1.8.2. Uygulamada ‘hasılat paylaşımı', ‘gelir paylaşımı' vb. şekillerde düzenlenen
sözleşmeler uyarınca yapılan işlerde, inşa edilen bağımsız birimler yerine bunların hasılatı
paylaşılmakta olup, bu tür sözleşmeler gereğince yapılan işlerin de 30 Seri No.lu KDV Genel
Tebliğinde düzenlenen ‘arsa karşılığı inşaat' olarak değerlendirilmesi gerekmektedir.
Bu çerçevede;
- Bağımsız birimlerin üçüncü şahıslara satışında, vergiyi doğuran olayın vuku bulduğu
tarihte sadece müteahhit tarafından üçüncü şahıslara fatura düzenlenecek, faturada gösterilen
toplam bedel üzerinden bağımsız birimin niteliğine göre % 1 veya % 18 oranında KDV hesaplanarak
beyan edilecektir
- Arsanın bir iktisadi işletmeye dahil olması veya arsa sahibinin arsa alım satımını mutad ve
sürekli bir faaliyet olarak sürdürmesi halinde, vergiyi doğuran olayın vuku bulduğu tarih itibariyle
hasılattan kendisine kalan pay için müteahhide arsa satış faturası düzenleyecek, fatura bedeli
üzerinden genel esaslara göre KDV hesaplayarak beyan edecektir.

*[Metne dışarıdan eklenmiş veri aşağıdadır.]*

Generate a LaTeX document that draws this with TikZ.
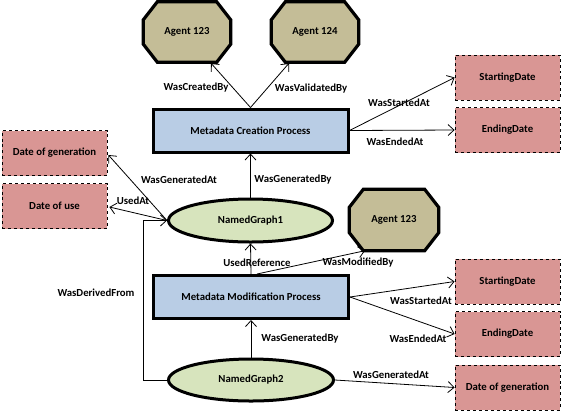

Arsa tesliminin, KDV'nin
konusuna girmemesi veya KDV'den istisna edilmiş olması halinde bu teslimde KDV
hesaplanmayacaktır." denilmektedir.
Bu hüküm ve açıklamalara göre, Vakfınızın ilim tahsili yapan öğrencilere yurt ve burs
imkanları sunmak, ilmin yayılması ve gelişmesi faaliyeti dolayısıyla eğitim faaliyetlerini yapmak
üzere bağış olarak elde ettiği gayrimenkulün yeniden inşası halinde yüklenici firmaya satılması ve
hasılat paylaşımı sözleşmesi ile oluşacak safhalarda elde edeceğiniz gelirlerin Tebliğde belirtilen
esaslar dahilinde Vakfınızın amaçları doğrultusunda harcanması durumunda ticari amaç
taşımaması, Vakfınız bünyesinde inşaat faaliyeti amacıyla bir organizasyon oluşturulmaması ve
devamlılık unsuru olmaması nedeniyle Vakfınıza bağlı iktisadi bir işletmeden
bahsedilmeyeceğinden, Vakfınız açısından özelge talep formunuza konu edilen işlemlerle ilgili KDV
hesaplanması söz konusu olmayacaktır.
Bilgi edinilmesini rica ederim.
(*) Bu Özelge 213 sayılı Vergi Usul Kanununun 413.maddesine dayanılarak verilmiştir.
(**) İnceleme, yargı ya da uzlaşmada olduğu halde bu konuya ilişkin olarak yanlış bilgi verilmiş ise
bu özelge geçersizdir.(***) Talebiniz üzerine tayin edilmiş olan bu özelgeye uygun işlem yapmanız hâlinde, bu fiilleriniz
dolayısıyla vergi tarh edilmesi icap ederse, tarafınıza vergi cezası kesilmeyecek ve tarh edilen vergi
için gecikme faizi hesaplanmayacaktır.